Por FRANCISCO ESPIRIDIÃO
Fico triste quando vejo debates na TV em que alguns afrodescendentes (esse é o termo politicamente correto para negros, hoje) reivindicam migalhas do Governo como resgate daquilo que a vida deixou de lhes dar em razão da cor da pele.
Sou filho de família muito pobre. Lembro que, muitas vezes, por não termos o dinheiro para comprar o pão para o café da manhã do dia seguinte, na tarde anterior meu pai levava os filhos mais velhos – eu no meio – para juntarem tucumã, numa mata próxima à nossa casa, no bairro Nossa Senhora das Graças, em Porto Velho.
Pela manhã, antes das seis horas, estávamos todos sentados à mesa, comendo tucumã com farinha e café puro, sem leite. Mas uma coisa ele fazia questão de nos ensinar: não se deve pedir nada a ninguém. “Estude para ser gente”, dizia.
– Se você não tem o que precisa, procure uma maneira honesta de conseguir, porém, pedir jamais!
Já escrevi algumas vezes sobre a questão das cotas para negros nas universidades. Heresia iniciada por Fernando Henrique Cardoso, quando presidente, e abraçada pelo atual Governo. Heresia, sim, porque não pode haver nada mais humilhante para um ser humano (negro, branco ou amarelo) que a discriminação exacerbada, ainda que com motivos aparentemente altruístas.
Ninguém me tira da cabeça que aceitar passivamente tornar-se universitário em razão de cotas, seja algo desonroso. Para mim, aceitar a cota é tornar-se o pobrezinho da turma, indivíduo digno de pena, que sobrevive em função da misericórdia de outros seres que se julgam superiores.
A instituição de cotas para determinada categoria de pessoas arranha o texto constitucional. A Carta Magna de 1988 estabelece, em seu artigo 5º, Caput, que todos são iguais perante a lei, não se admitindo distinção de qualquer natureza. Buscar tratamento diferenciado é querer aplicar a Lei de Gerson. Atitude condenável sob qualquer aspecto.

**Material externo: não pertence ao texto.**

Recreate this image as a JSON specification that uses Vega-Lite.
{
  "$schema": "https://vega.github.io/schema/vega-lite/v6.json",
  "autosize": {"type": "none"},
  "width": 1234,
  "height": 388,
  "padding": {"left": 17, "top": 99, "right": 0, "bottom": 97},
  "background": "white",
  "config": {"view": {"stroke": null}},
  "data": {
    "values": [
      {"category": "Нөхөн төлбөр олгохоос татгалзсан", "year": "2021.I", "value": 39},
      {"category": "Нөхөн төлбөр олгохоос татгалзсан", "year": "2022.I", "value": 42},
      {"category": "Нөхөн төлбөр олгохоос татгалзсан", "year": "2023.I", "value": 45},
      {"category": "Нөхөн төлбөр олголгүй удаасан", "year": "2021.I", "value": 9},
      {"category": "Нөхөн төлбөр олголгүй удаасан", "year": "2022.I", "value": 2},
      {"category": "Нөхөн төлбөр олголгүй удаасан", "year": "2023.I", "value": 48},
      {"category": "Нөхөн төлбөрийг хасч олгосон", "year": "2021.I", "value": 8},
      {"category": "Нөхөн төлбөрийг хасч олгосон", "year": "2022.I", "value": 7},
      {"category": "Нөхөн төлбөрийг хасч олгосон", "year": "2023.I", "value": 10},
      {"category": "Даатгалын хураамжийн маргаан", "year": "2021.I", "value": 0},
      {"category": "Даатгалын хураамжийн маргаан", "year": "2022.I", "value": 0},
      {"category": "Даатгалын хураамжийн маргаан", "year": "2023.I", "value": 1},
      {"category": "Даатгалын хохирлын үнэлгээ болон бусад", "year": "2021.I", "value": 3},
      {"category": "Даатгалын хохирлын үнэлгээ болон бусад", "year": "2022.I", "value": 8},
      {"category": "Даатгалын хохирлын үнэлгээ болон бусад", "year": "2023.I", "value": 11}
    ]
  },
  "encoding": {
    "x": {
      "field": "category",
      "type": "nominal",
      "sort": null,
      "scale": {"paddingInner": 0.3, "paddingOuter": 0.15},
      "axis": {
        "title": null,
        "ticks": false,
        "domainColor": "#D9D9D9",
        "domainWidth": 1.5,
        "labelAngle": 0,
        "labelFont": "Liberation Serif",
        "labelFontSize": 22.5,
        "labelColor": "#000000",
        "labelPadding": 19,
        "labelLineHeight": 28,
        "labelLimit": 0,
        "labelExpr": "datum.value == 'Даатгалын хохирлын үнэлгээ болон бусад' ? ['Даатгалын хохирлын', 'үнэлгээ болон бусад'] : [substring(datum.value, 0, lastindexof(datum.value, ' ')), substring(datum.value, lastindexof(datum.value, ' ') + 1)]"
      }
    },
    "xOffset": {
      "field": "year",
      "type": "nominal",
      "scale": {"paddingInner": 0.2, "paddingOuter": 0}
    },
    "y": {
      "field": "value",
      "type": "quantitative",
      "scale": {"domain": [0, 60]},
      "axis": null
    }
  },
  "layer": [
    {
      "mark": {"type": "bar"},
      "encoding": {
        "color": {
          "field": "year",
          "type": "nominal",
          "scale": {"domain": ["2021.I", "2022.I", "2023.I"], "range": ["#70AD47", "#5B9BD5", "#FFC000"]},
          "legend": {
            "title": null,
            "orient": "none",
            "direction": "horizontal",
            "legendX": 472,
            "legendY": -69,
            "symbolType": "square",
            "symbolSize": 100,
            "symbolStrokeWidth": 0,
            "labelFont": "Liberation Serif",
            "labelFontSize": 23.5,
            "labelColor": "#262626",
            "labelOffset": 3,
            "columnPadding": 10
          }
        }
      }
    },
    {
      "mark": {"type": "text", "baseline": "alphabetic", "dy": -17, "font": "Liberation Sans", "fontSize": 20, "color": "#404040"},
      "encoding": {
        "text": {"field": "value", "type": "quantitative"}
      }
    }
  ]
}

No Brasil, o negro está crescendo, sim, como ser humano. Independentemente de cotas. Esse crescimento, segundo a revista VEJA desta semana, teve seu “start” quatorze anos atrás, em 1995, com a universalização da educação fundamental e a melhoria da qualidade do ensino médio oficial.
Cita a revista que até 1995, sete negros em cada 100 eram analfabetos. Hoje, esse número caiu para 1,8, uma melhoria irrefutável da ordem de 74%. É certo que a educação ainda está longe do que se pode considerar ideal. Precisa melhorar muito.

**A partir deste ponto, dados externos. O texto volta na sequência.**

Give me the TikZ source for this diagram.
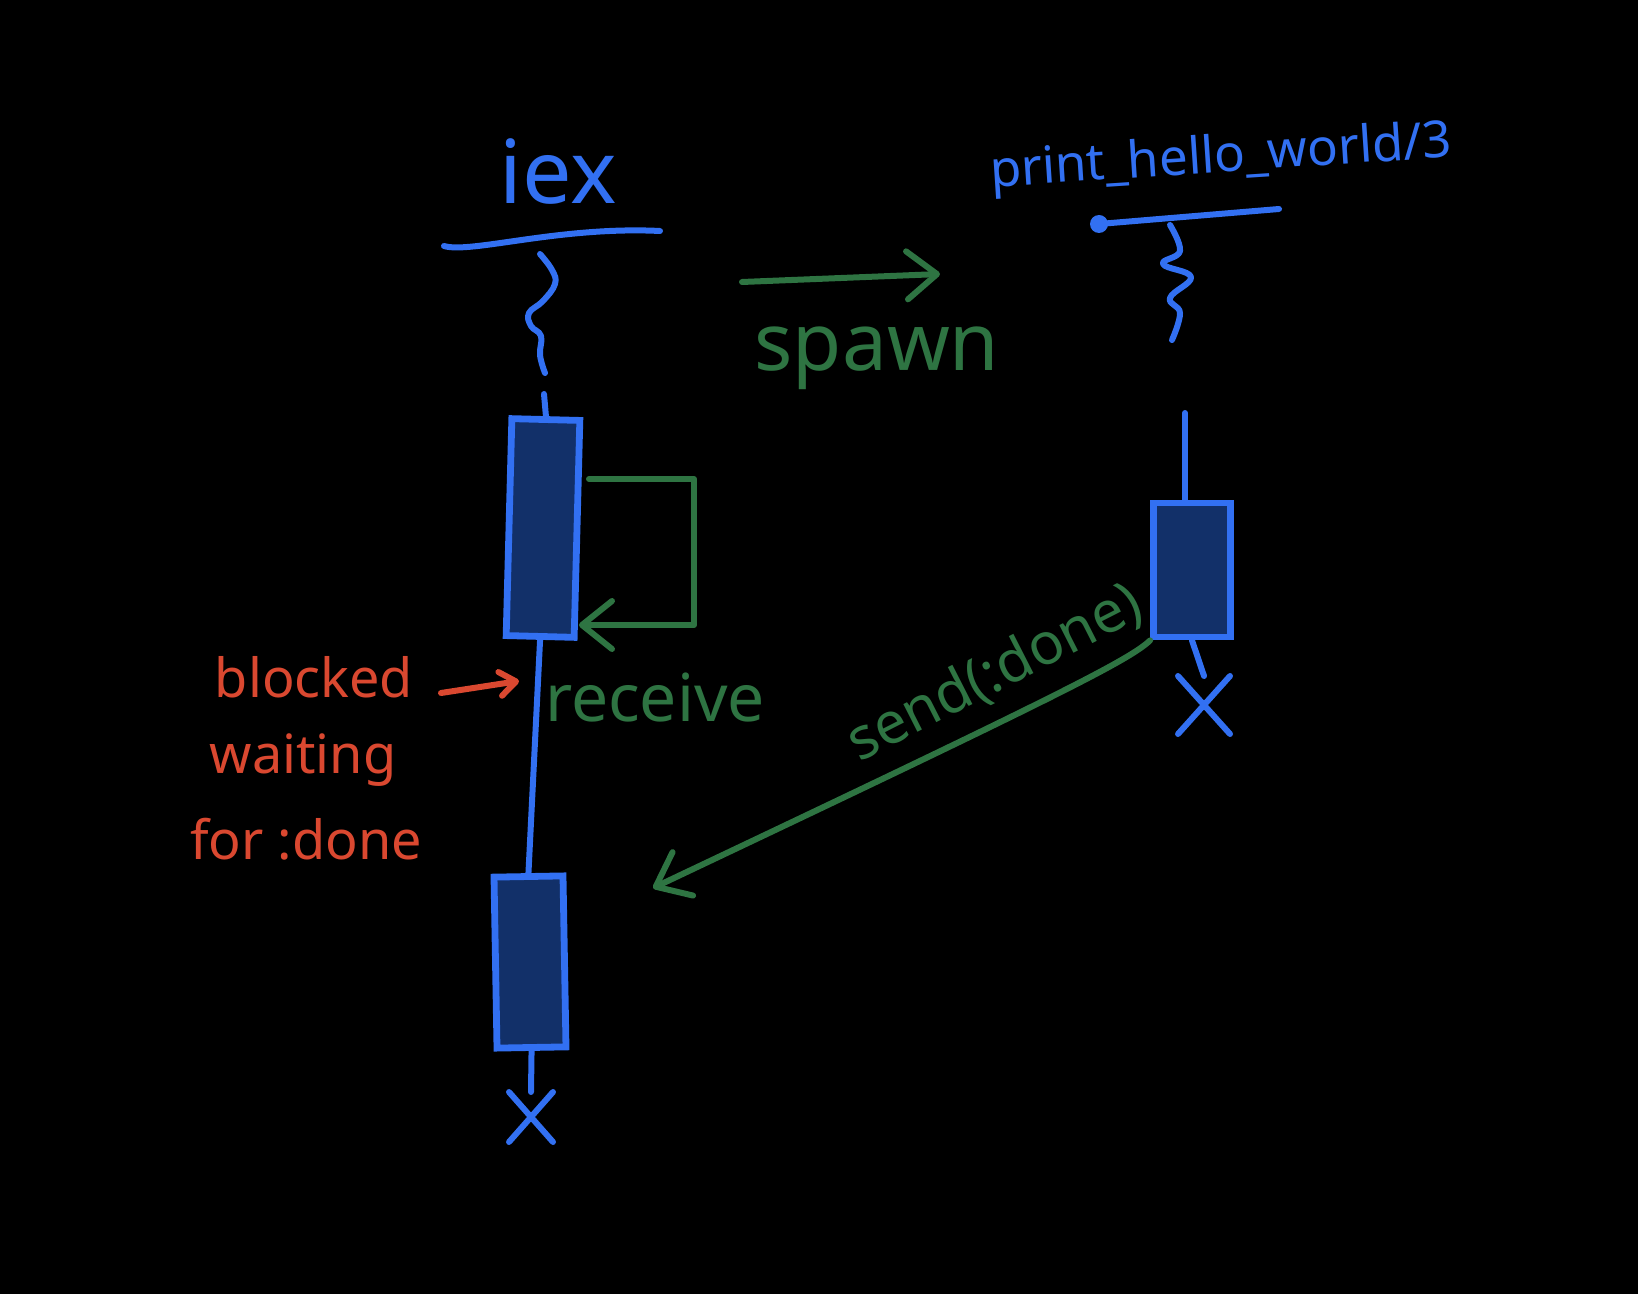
\documentclass[tikz,border=0pt]{standalone}
\usepackage{fontspec}
\setmainfont{Noto Sans}
\usetikzlibrary{arrows.meta,shapes.misc}
\definecolor{lblue}{RGB}{50,112,242}
\definecolor{lgreen}{RGB}{46,116,66}
\definecolor{lred}{RGB}{218,72,48}
\definecolor{bfill}{RGB}{18,48,105}
\tikzset{
  life/.style={draw=lblue, line width=3pt, line cap=round, line join=round},
  actbox/.style={draw=lblue, fill=bfill, line width=3.4pt, inner sep=0pt, rectangle},
  endmark/.style={cross out, draw=lblue, line width=3pt, inner sep=0pt, line cap=round},
  flow/.style={draw=lgreen, line width=3pt, line cap=round, line join=round,
    -{Straight Barb[length=15pt, width=24pt, line width=3pt, round]}},
  note/.style={draw=lred, line width=3pt, line cap=round,
    -{Straight Barb[length=8pt, width=12pt, line width=3pt, round]}},
  bluetxt/.style={text=lblue, inner sep=0pt, anchor=base},
  greentxt/.style={text=lgreen, inner sep=0pt, anchor=base},
  redtxt/.style={text=lred, inner sep=0pt, anchor=base, font=\fontsize{27}{30}\selectfont},
}
\begin{document}
\begin{tikzpicture}[x=0.5pt, y=-0.5pt]
  \fill[black] (0,0) rectangle (1638,1294);
  \useasboundingbox (0,0) rectangle (1638,1294);

  % ---- iex lifeline ----
  \node[bluetxt, font=\fontsize{44}{47}\selectfont] (iex) at (558,204) {iex};
  \coordinate (iexL) at (444,246);
  \coordinate (iexR) at (660,231);
  \draw[life] (iexL) .. controls (470,254) and (560,226) .. (iexR);
  \draw[life] plot[smooth, tension=0.7] coordinates {(540,254) (552,270) (555,284) (543,301) (529,313) (531,326) (541,336) (540,355) (545,373)};
  \coordinate (t1) at (544,394);
  \node[actbox, minimum width=34pt, minimum height=108.5pt, rotate=-1.5] (act1) at (543,528) {};
  \draw[life] (t1) -- (act1.north);
  \node[actbox, minimum width=34.5pt, minimum height=85.5pt, rotate=1] (act2) at (530,962) {};
  \draw[life] (act1.south) -- (act2.north);
  \node[endmark, minimum width=19pt, minimum height=22pt] (x1) at (531,1117) {};
  \draw[life] (act2.south) -- (x1.north);

  % ---- print_hello_world/3 lifeline ----
  \node[bluetxt, font=\fontsize{25.5}{29}\selectfont, rotate=3.75] (phw) at (1222,172) {print\_hello\_world/3};
  \coordinate (phwL) at (1099,224);
  \coordinate (phwR) at (1279,209);
  \draw[life] (phwL) -- (phwR);
  \fill[lblue] (phwL) circle (4.5pt);
  \draw[life] plot[smooth, tension=0.7] coordinates {(1170,225) (1180,251) (1163,264) (1191,277) (1170,298) (1180,313) (1172,340)};
  \coordinate (t2) at (1185,413);
  \node[actbox, minimum width=38.5pt, minimum height=67pt] (act3) at (1192,570) {};
  \draw[life] (t2) -- (t2 |- act3.north);
  \node[endmark, minimum width=23pt, minimum height=26pt] (x2) at (1204,705) {};
  \draw[life] (act3.south) -- (x2.north);

  % ---- spawn ----
  \coordinate (sp1) at (742,282);
  \coordinate (sp2) at (940,274);
  \draw[flow] (sp1) -- (sp2);
  \node[greentxt, font=\fontsize{40}{44}\selectfont] (spawn) at (877,371) {spawn};

  % ---- receive self loop ----
  \coordinate (lp1) at (589,479);
  \coordinate (lp2) at (579,625);
  \draw[flow] (lp1) -- (694,479) -- (694,625) -- (lp2);
  \node[greentxt, font=\fontsize{33}{36}\selectfont] (recv) at (655,721) {receive};

  % ---- blocked note ----
  \node[redtxt] (blocked) at (314,697) {blocked};
  \node[redtxt] (waiting) at (303,773) {waiting};
  \node[redtxt] (fordone) at (306,859) {for :done};
  \coordinate (bl1) at (441,693);
  \coordinate (bl2) at (519,681);
  \draw[note] (bl1) -- (bl2);

  % ---- send(:done) ----
  \draw[flow] (act3.south west) .. controls (1130,660) and (1050,700) .. (653,888);
  \node[greentxt, font=\fontsize{29}{32}\selectfont, rotate=27] (send) at (1003,689) {send(:done)};
\end{tikzpicture}
\end{document}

Mas é inegável também que experimentamos sensíveis avanços.
Sou negro e não precisei de cota nenhuma para entrar na faculdade, em 1992. Minhas filhas, a mesma coisa. Assim, acredito que a revolução iniciada lá em 1995 não pode arrefecer. A queda de braço que vemos hoje em Roraima no setor da educação é um retrocesso. Fornece elementos tortos aos que almejam por migalhas.
Nós negros, portanto, não devemos nos conformar com a condição de mendigos, que aceitam esmolas em forma de cotas. A gente não quer cota, a gente quer ensino de qualidade.